Nigeria Country Director of the United States Centers for Disease Control and Prevention (USCDC), Dr. Mary Boyd has said that about 1.9 million people living with HIV in Nigeria have access to free treatments to save their lives.

Boyd made this known at the opening of a 2-day CDC Biannual Program Performance Review Meeting and Symposium yesterday in Abuja with the theme: “Working Together to Bring Nigeria Closer to HIV Epidemic Control”.

According to her: “Today 1.9 million people living with HIV have access to free treatments, and it’s treatment that is going to save their lives and allow them to live healthy, productive lives.

“The other thing that I was reflecting on, is Americans historically love the underdog, and we root for the underdog, we support the underdog in whatever way and we as the US government have been so proud to be part of the success that Nigeria has had.

“And along the way, we’ve had champions, and those champions are sitting here and also in the audience. So I want to just appreciate you all I want to welcome the CEOs of our implementing partners, I call them the superheroes”.

Also, the Minister of Health, Dr Osagie Ehanire in his keynote address appreciated the USCDC for the milestone achieved in tackling HIV in Nigeria

Ehanire who was represented by the National Coordinator of NASCA, Dr. Akudo Ikpeazu said Nigeria has enjoyed the goodwill and generosity of the United States government through PEPFAR, and has recorded remarkable progress with the reduction of the burden of HIV and contributing remarkably to the 1.9 million Nigerians who are life-saving antiretroviral treatment.

“And of course, these are the key elements of our response to name a few since 2018 which has made us move from a data-poor to a data-rich country as far as HIV is concerned.

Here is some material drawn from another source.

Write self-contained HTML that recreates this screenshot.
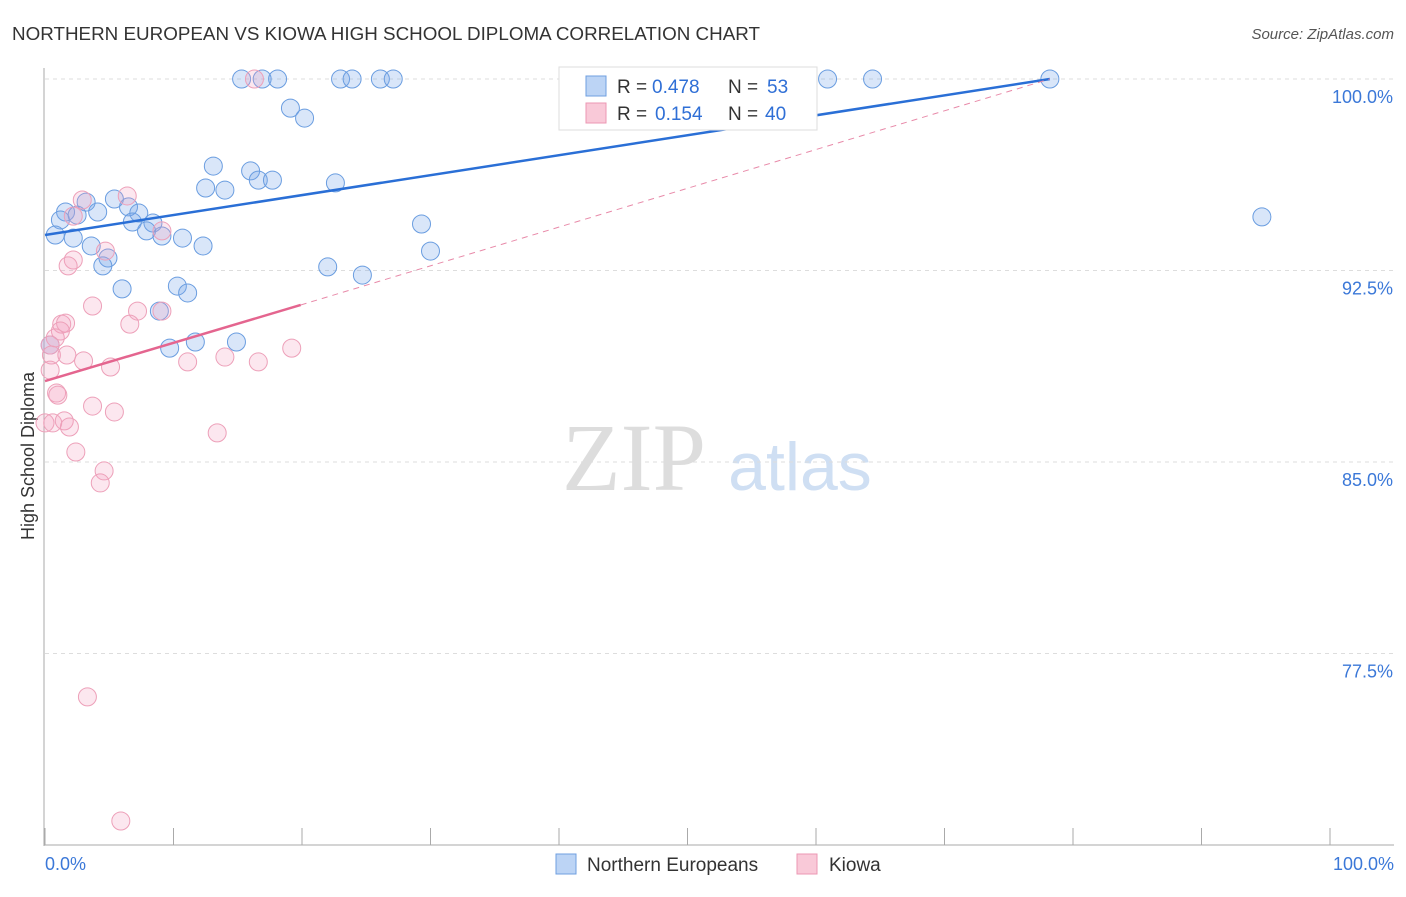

“Nigeria has recommitted to work with its partners to drive actions towards the achievement of the 2025 global HIV targets and to keep Nigeria on track to ending AIDS by 2030”.

“I take this opportunity to also recognise the partnerships with CDC through which led us to pandemic preparedness and emergency response system and structures have been strengthened in building on the rapid and general support to emergency response to COVID-19”.

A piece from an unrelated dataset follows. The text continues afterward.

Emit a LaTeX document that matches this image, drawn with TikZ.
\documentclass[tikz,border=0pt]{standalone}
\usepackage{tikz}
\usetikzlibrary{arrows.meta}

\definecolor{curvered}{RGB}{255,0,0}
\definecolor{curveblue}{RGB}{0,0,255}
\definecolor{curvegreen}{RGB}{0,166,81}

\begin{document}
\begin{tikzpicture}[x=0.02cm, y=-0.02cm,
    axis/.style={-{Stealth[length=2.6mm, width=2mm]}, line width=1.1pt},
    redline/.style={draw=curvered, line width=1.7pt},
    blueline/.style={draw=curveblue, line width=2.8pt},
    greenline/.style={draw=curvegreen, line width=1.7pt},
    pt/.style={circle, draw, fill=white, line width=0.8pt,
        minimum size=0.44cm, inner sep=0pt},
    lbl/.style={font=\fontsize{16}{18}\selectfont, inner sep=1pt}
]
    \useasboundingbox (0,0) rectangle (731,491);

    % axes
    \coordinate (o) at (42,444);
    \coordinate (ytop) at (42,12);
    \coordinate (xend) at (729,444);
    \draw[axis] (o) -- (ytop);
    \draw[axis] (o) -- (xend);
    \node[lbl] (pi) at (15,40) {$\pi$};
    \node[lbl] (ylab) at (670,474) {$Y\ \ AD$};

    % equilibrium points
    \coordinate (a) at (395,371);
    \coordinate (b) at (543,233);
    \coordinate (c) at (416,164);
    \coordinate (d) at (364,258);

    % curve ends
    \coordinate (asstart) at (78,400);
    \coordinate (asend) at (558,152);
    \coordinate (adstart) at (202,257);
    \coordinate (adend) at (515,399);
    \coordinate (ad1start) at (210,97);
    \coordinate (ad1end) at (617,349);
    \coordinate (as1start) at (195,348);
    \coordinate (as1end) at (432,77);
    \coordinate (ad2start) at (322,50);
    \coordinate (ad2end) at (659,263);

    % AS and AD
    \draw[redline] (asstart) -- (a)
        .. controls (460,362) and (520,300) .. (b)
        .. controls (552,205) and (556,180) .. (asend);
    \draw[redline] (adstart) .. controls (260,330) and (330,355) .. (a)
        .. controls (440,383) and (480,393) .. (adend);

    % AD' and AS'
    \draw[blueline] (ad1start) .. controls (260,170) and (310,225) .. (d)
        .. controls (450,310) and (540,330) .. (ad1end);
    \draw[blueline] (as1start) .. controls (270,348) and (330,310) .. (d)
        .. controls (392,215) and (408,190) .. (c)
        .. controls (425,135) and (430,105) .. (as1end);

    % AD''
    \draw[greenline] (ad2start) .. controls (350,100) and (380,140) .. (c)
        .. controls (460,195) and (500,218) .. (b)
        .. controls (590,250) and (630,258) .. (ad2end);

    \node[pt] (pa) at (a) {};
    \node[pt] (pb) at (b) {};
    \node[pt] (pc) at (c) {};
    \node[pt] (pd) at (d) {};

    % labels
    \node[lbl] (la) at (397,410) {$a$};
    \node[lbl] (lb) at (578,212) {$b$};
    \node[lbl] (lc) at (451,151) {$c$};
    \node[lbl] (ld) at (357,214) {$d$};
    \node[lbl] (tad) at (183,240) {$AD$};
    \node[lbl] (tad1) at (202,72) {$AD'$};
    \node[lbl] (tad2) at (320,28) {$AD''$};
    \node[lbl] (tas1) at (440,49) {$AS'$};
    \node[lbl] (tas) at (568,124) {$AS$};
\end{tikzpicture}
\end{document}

“I encourage the use of HIV response platforms and investments for continued strengthening of health systems and pandemic preparedness. As you know, in 2020, the government and its major treatment partners PEPFAR and the US government and the Global Fund embarked on a joint alignment to resources in support of the National HIV programme”.

“We have seen the gains of this new implementation architecture and look towards the second phase which has been christened alignment 2.0 as a means to strengthen coordination, leadership and governance of the response especially at sub national level, addressing commodity security, laboratory systems, data quality and availability and overall programming of some sorts in the spirit of strengthening the governance and leadership mechanisms of a response”. He stated.

In his goodwill message, the representative of the Director General of National Agency for the Control of AIDS, Dr Alex Ogundipe maintained that Nigeria has come to a stable phase of the epidemic.

He said: “All that we’re asking as Nigeria, the Nigerian government, in terms of the way we think about resources is that it is time to normalise this. It is time to go back to the strategy efficient ways to do things and fill in the capacity gaps or system deficiencies.

“Let’s build it so that we can return what needs to be returned back to the society and let it grow efficiently and effectively.This for us is how we define what we mean by sustainability”. He said.